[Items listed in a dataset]
###

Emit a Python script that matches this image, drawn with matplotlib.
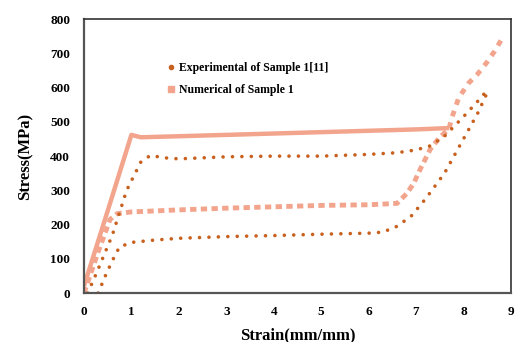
import matplotlib.pyplot as plt
from matplotlib.lines import Line2D

# Datos (deformacion mm/mm, esfuerzo MPa)
exp1_x = [0.08, 0.3, 0.6, 0.9, 1.2, 1.4, 1.7, 2.0, 2.5, 3.0, 4.0, 5.0, 6.0, 6.6, 7.0, 7.3, 7.6, 8.0, 8.3, 8.55]
exp1_y = [0, 70, 170, 300, 383, 402, 395, 392, 395, 398, 400, 400, 405, 410, 418, 430, 458, 515, 560, 600]

exp2_x = [0.3, 0.45, 0.6, 0.75, 0.85, 1.0, 1.5, 2.0, 3.0, 4.0, 5.0, 6.0, 6.3, 6.6, 6.9, 7.2, 7.6, 8.0, 8.3, 8.55]
exp2_y = [0, 50, 95, 135, 140, 148, 155, 160, 165, 168, 172, 175, 178, 195, 225, 275, 350, 450, 525, 600]

num1_x = [0.0, 0.5, 1.0, 1.2, 3.0, 5.0, 7.0, 7.7, 7.75, 7.9, 8.1, 8.3, 8.5, 8.65, 8.8]
num1_y = [20, 240, 462, 455, 462, 470, 478, 482, 510, 570, 612, 640, 675, 705, 740]

num2_x = [0.0, 0.3, 0.55, 0.7, 1.0, 2.0, 3.0, 4.0, 5.0, 6.0, 6.6, 6.8, 6.95, 7.1, 7.3, 7.5, 7.7]
num2_y = [0, 120, 215, 232, 237, 243, 248, 252, 256, 258, 262, 290, 320, 365, 420, 455, 480]

color_exp = '#C8601E'
color_num = '#F2A58C'

plt.rcParams['font.family'] = ['Liberation Serif', 'DejaVu Serif']
plt.rcParams['font.weight'] = 'bold'

fig = plt.figure(figsize=(5.15, 3.42), dpi=100)
ax = fig.add_axes([0.163, 0.143, 0.829, 0.801])

# Numerico: tramo superior continuo, el resto con cuadros separados
corte = 8
ax.plot(num1_x[:corte], num1_y[:corte], color=color_num, linewidth=3.2, solid_capstyle='butt')
ax.plot(num1_x[corte - 1:], num1_y[corte - 1:], color=color_num, linewidth=3.5,
        linestyle=(0, (1.2, 1.3)))
ax.plot(num2_x, num2_y, color=color_num, linewidth=3.5, linestyle=(0, (1.3, 0.9)))

# Experimental: puntos
ax.plot(exp1_x, exp1_y, color=color_exp, linewidth=2.6, linestyle=(0, (0.01, 2.6)),
        dash_capstyle='round')
ax.plot(exp2_x, exp2_y, color=color_exp, linewidth=2.6, linestyle=(0, (0.01, 2.6)),
        dash_capstyle='round')

ax.set_xlim(0, 9)
ax.set_ylim(0, 800)
ax.set_xticks(range(0, 10))
ax.set_yticks(range(0, 801, 100))
ax.tick_params(length=0, labelsize=9.5)
ax.tick_params(axis='x', pad=9)
ax.tick_params(axis='y', pad=10)
for lab in ax.get_xticklabels() + ax.get_yticklabels():
    lab.set_fontweight('bold')

for s in ['left', 'bottom']:
    ax.spines[s].set_linewidth(1.6)
    ax.spines[s].set_color('#555555')
for s in ['top', 'right']:
    ax.spines[s].set_linewidth(1.2)
    ax.spines[s].set_color('#333333')

ax.set_xlabel('Strain(mm/mm)', fontsize=12, fontweight='bold', labelpad=7)
ax.set_ylabel('Stress(MPa)', fontsize=12, fontweight='bold', labelpad=12)

handles = [
    Line2D([], [], linestyle='none', marker='o', markersize=3, color=color_exp),
    Line2D([], [], linestyle='none', marker='s', markersize=4, color=color_num),
]
ax.legend(handles, ['Experimental of Sample 1[11]', 'Numerical of Sample 1'],
          loc='upper left', bbox_to_anchor=(0.185, 0.86), frameon=False,
          prop={'size': 8.5, 'weight': 'bold'}, handlelength=0.6, handletextpad=0.4,
          labelspacing=0.8, borderaxespad=0)

fig.savefig('out.png', dpi=100)
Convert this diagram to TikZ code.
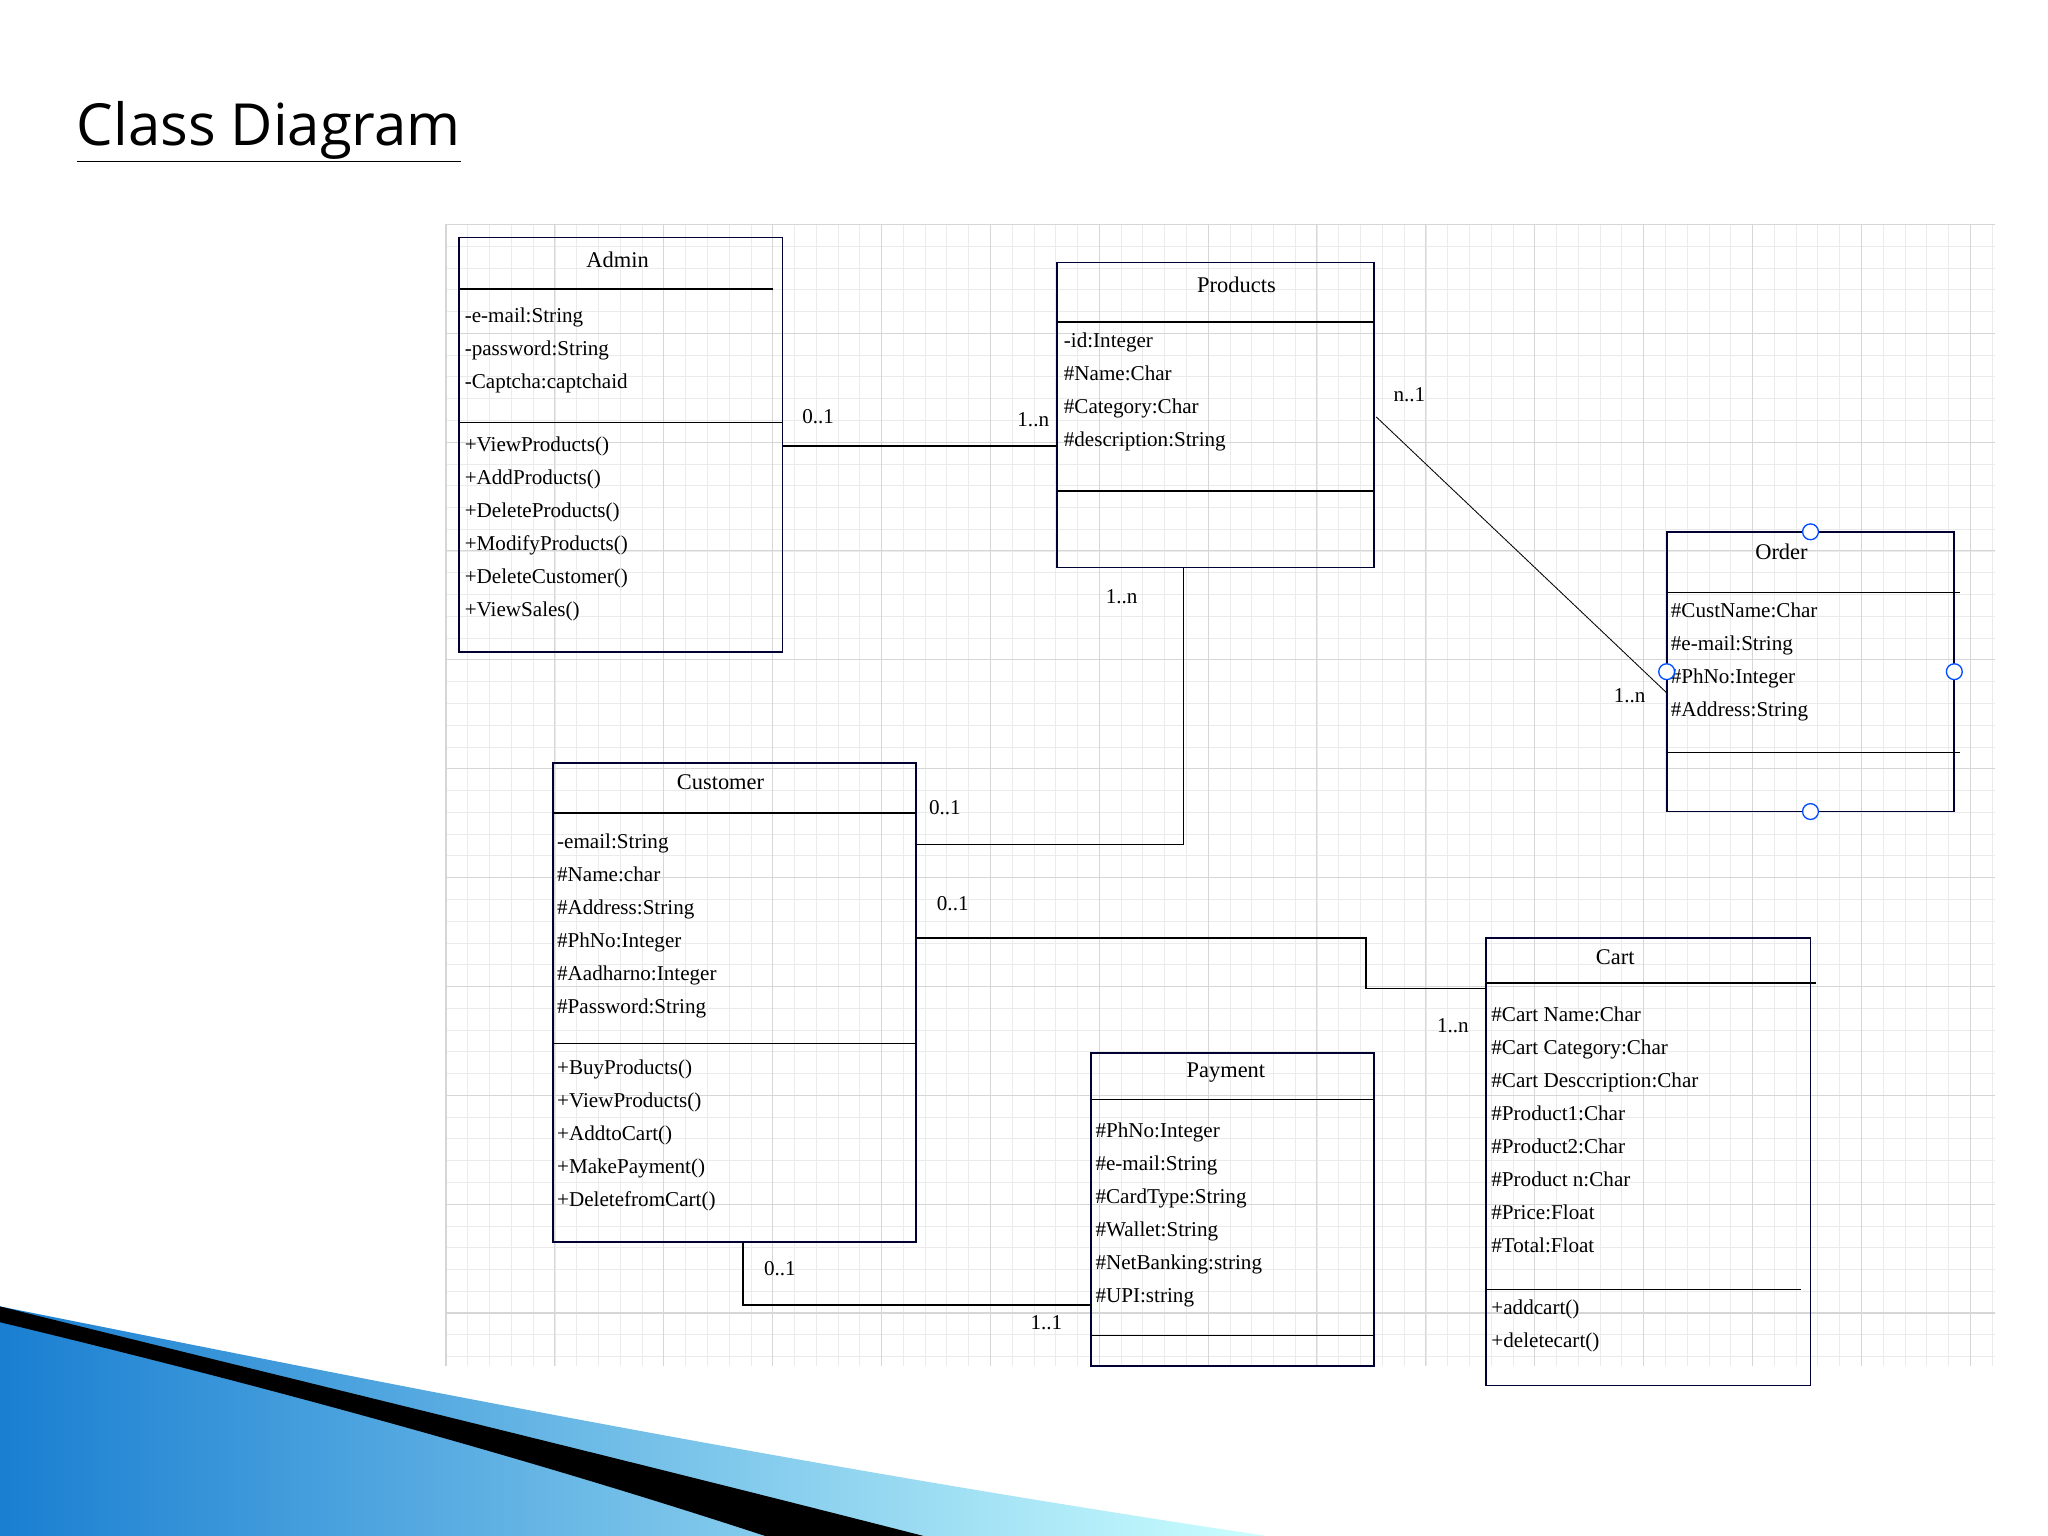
\documentclass[tikz,border=0pt]{standalone}
\usepackage{fontspec}
\setmainfont{Liberation Serif}
\newfontfamily\titlefont{Open Sans}
\begin{document}
\begin{tikzpicture}[x=1pt,y=-1pt,
  box/.style={draw=black!80!blue,line width=1.3pt},
  sep/.style={line width=1pt},
  txt/.style={font=\fontsize{16}{25}\selectfont,align=left,anchor=north west,inner sep=0pt},
  hd/.style={font=\fontsize{17}{18}\selectfont,inner sep=0pt},
  lab/.style={font=\fontsize{16}{18}\selectfont,inner sep=0pt},
  conn/.style={line width=1.2pt},
  hand/.style={draw=blue!70!cyan,fill=white,line width=1pt,circle,inner sep=0pt,minimum size=12pt}]
\useasboundingbox (0,0) rectangle (1552,1164);
\fill[white] (0,0) rectangle (1552,1164);
% grid
\foreach \i in {0,...,71} {\draw[black!8,line width=0.5pt] (338+\i*16.5,170) -- (338+\i*16.5,1035);}
\foreach \j in {0,...,52} {\draw[black!8,line width=0.5pt] (338,170+\j*16.5) -- (1512,170+\j*16.5);}
\foreach \i in {0,...,14} {\draw[black!16,line width=0.8pt] (338+\i*82.5,170) -- (338+\i*82.5,1035);}
\foreach \j in {0,...,10} {\draw[black!16,line width=0.8pt] (338,170+\j*82.5) -- (1512,170+\j*82.5);}
% title
\node[anchor=west,inner sep=0pt,font=\titlefont\fontsize{44}{48}\selectfont] (title) at (58,100) {\underline{Class Diagram}};
% bottom swoosh
\shade[left color=cyan!55!blue!80!black!90, right color=cyan!20!white] (0,990) .. controls (300,1050) and (600,1110) .. (960,1164) -- (0,1164) -- cycle;
\fill[black] (0,990) .. controls (200,1040) and (450,1100) .. (700,1164) -- (580,1164) .. controls (400,1105) and (200,1050) .. (0,1002) -- cycle;
% Admin
\draw[box] (348,180) rectangle (593,494);
\draw[sep] (348,219) -- (586,219); \draw[sep] (348,320) -- (593,320);
\node[hd] (admin) at (468,197) {Admin};
\node[txt] (adminA) at (352,233) {-e-mail:String\\-password:String\\-Captcha:captchaid};
\node[txt] (adminM) at (352,331) {+ViewProducts()\\+AddProducts()\\+DeleteProducts()\\+ModifyProducts()\\+DeleteCustomer()\\+ViewSales()};
% Products
\draw[box] (801,199) rectangle (1041,430);
\draw[sep] (801,244) -- (1041,244); \draw[sep] (801,372) -- (1041,372);
\node[hd] (prod) at (937,216) {Products};
\node[txt] (prodA) at (806,252) {-id:Integer\\\#Name:Char\\\#Category:Char\\\#description:String};
% Order
\draw[box] (1263,403) rectangle (1481,615);
\draw[sep] (1263,449) -- (1485,449); \draw[sep] (1263,570) -- (1485,570);
\node[hd] (order) at (1350,418) {Order};
\node[txt] (orderA) at (1266,457) {\#CustName:Char\\\#e-mail:String\\\#PhNo:Integer\\\#Address:String};
% Customer
\draw[box] (419,578) rectangle (694,941);
\draw[sep] (419,616) -- (694,616); \draw[sep] (419,791) -- (694,791);
\node[hd] (cust) at (546,593) {Customer};
\node[txt] (custA) at (422,632) {-email:String\\\#Name:char\\\#Address:String\\\#PhNo:Integer\\\#Aadharno:Integer\\\#Password:String};
\node[txt] (custM) at (422,803) {+BuyProducts()\\+ViewProducts()\\+AddtoCart()\\+MakePayment()\\+DeletefromCart()};
% Cart
\draw[box] (1126,711) rectangle (1372,1050);
\draw[sep] (1126,745) -- (1376,745); \draw[sep] (1126,977) -- (1365,977);
\node[hd] (cart) at (1224,725) {Cart};
\node[txt] (cartA) at (1130,763) {\#Cart Name:Char\\\#Cart Category:Char\\\#Cart Desccription:Char\\\#Product1:Char\\\#Product2:Char\\\#Product n:Char\\\#Price:Float\\\#Total:Float};
\node[txt] (cartM) at (1130,985) {+addcart()\\+deletecart()};
% Payment
\draw[box] (827,798) rectangle (1041,1035);
\draw[sep] (827,833) -- (1041,833); \draw[sep] (827,1012) -- (1041,1012);
\node[hd] (pay) at (929,813) {Payment};
\node[txt] (payA) at (830,851) {\#PhNo:Integer\\\#e-mail:String\\\#CardType:String\\\#Wallet:String\\\#NetBanking:string\\\#UPI:string};
% connectors
\coordinate (a1) at (593,338); \coordinate (p1) at (801,338);
\draw[conn] (a1) -- (p1);
\node[lab] (l1) at (620,316) {0..1}; \node[lab] (l2) at (783,318) {1..n};
\coordinate (p2) at (1043,316); \coordinate (o1) at (1263,525);
\draw[line width=0.8pt,black!70,densely dotted] (p2) -- (o1);
\draw[line width=0.5pt] (p2) -- (o1);
\node[lab] (l3) at (1068,299) {n..1}; \node[lab] (l4) at (1235,527) {1..n};
\coordinate (p3) at (897,430); \coordinate (c1) at (694,640);
\draw[conn] (p3) |- (c1);
\node[lab] (l5) at (850,452) {1..n}; \node[lab] (l6) at (716,612) {0..1};
\coordinate (c2) at (694,711); \coordinate (k1) at (1126,749);
\draw[conn] (c2) -- (1035,711) -- (1035,749) -- (k1);
\node[lab] (l7) at (722,685) {0..1}; \node[lab] (l8) at (1101,777) {1..n};
\coordinate (c3) at (563,941); \coordinate (y1) at (827,989);
\draw[conn] (c3) |- (y1);
\node[lab] (l9) at (591,961) {0..1}; \node[lab] (l10) at (793,1002) {1..1};
% handles
\node[hand] (h1) at (1372,403) {}; \node[hand] (h2) at (1263,509) {};
\node[hand] (h3) at (1481,509) {}; \node[hand] (h4) at (1372,615) {};
\end{tikzpicture}
\end{document}
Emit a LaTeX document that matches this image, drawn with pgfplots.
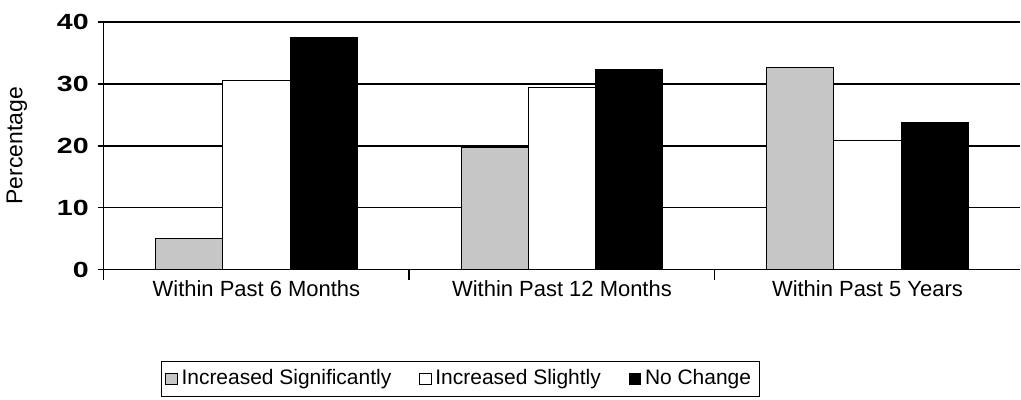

###

» SHORT PROBLEM
Nothing but the lines from the start of the records above through the line with "515, 560, 600]" should be retyped, each exactly as written; leave out all pictures.

» CORRECT OUTPUT
Emit a Python script that matches this image, drawn with matplotlib.
import matplotlib.pyplot as plt
from matplotlib.lines import Line2D

# Datos (deformacion mm/mm, esfuerzo MPa)
exp1_x = [0.08, 0.3, 0.6, 0.9, 1.2, 1.4, 1.7, 2.0, 2.5, 3.0, 4.0, 5.0, 6.0, 6.6, 7.0, 7.3, 7.6, 8.0, 8.3, 8.55]
exp1_y = [0, 70, 170, 300, 383, 402, 395, 392, 395, 398, 400, 400, 405, 410, 418, 430, 458, 515, 560, 600]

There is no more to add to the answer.